Berlin, 28. Dezember 2016. Zwei herausragende und bereits preisgekrönte Schriftstellerinnen aus Chile präsentieren in den kommenden Monaten ihre neuesten Werke in deutscher Übersetzung. Im Februar erscheint zuerst der Roman von Nona Fernández („Die Straße zum 10. Juli“). Im April kommt das Buch „Stumme Herzen“ von Carla Guelfenbein heraus.

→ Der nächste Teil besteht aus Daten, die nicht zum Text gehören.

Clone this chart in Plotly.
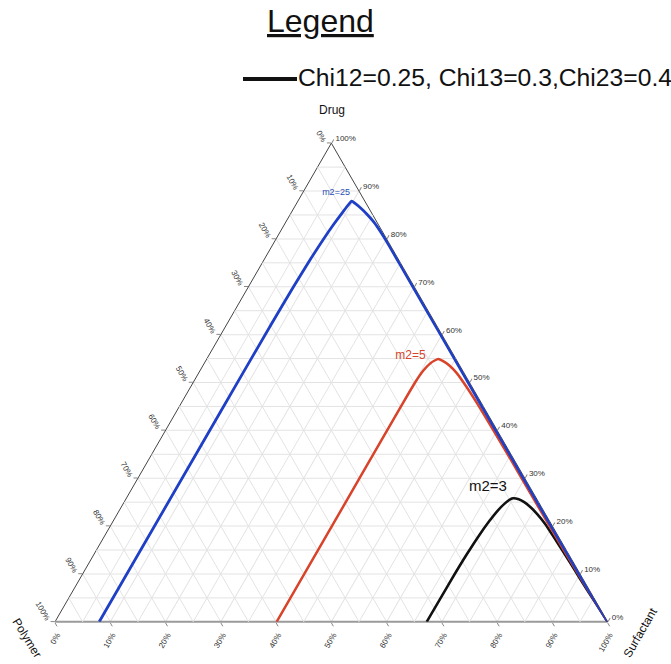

Die Hauptfigur Greta in Nona Fernández‘ Roman zieht es immer wieder in die Straße zum 10. Juli. Es ist die berüchtigte Straße der Autoersatzteile verdächtiger Herkunft in Santiago de Chile. In Läden wie "Der Ersatzteilkönig", "Das Haus des Käfers" oder "Das Spiegelschloss" sucht sie akribisch Einzelteile zusammen, um den Schulbus zu rekonstruieren, in dem ihre Tochter ums Leben kam. Ihre Suche führt sie zunächst zu grausamen Wahrheiten der Gegenwart (ihr Mann hat eine neue Partnerin, die sein Kind erwartet) und dann zurück in ihre Vergangenheit und in das verlassene Haus ihrer Jugendliebe Juan, das als einziges Gebäude der Gegend trotzig den Abrissplänen einer Baufirma widersteht. Doch Juan ist verschwunden, so wie die Kinder der Colonia Dignidad verschwanden und so wie auch damals die Freunde, die in den 80er Jahren, gegen Ende der Militärdiktatur, an den Schüleraufständen in Chile beteiligt waren (...) Es ist das dritte Buch der Autorin, das nun auf deutsch erscheinen wird, nach „Die Toten im trüben Wasser des Mapocho“ (Roman, 2012) und „Der Himmel“ (Kurzgeschichten, 2014).
Nona Fernández, Jahrgang 1971, ist Schauspielerin, Schriststellerin und Drehbuchautorin. Sie wird literarisch in Chile der „Generation der Kinder“ zugeordnet, die ihre Erlebnisse der jüngeren Zeitgeschichte literarisch verarbeiten. Sie ist während der Militärdiktatur von Augusto Pinochet aufgewachsen, ohne die politischen Umwälzungen und den Putsch selbst bewusst miterlebt zu haben.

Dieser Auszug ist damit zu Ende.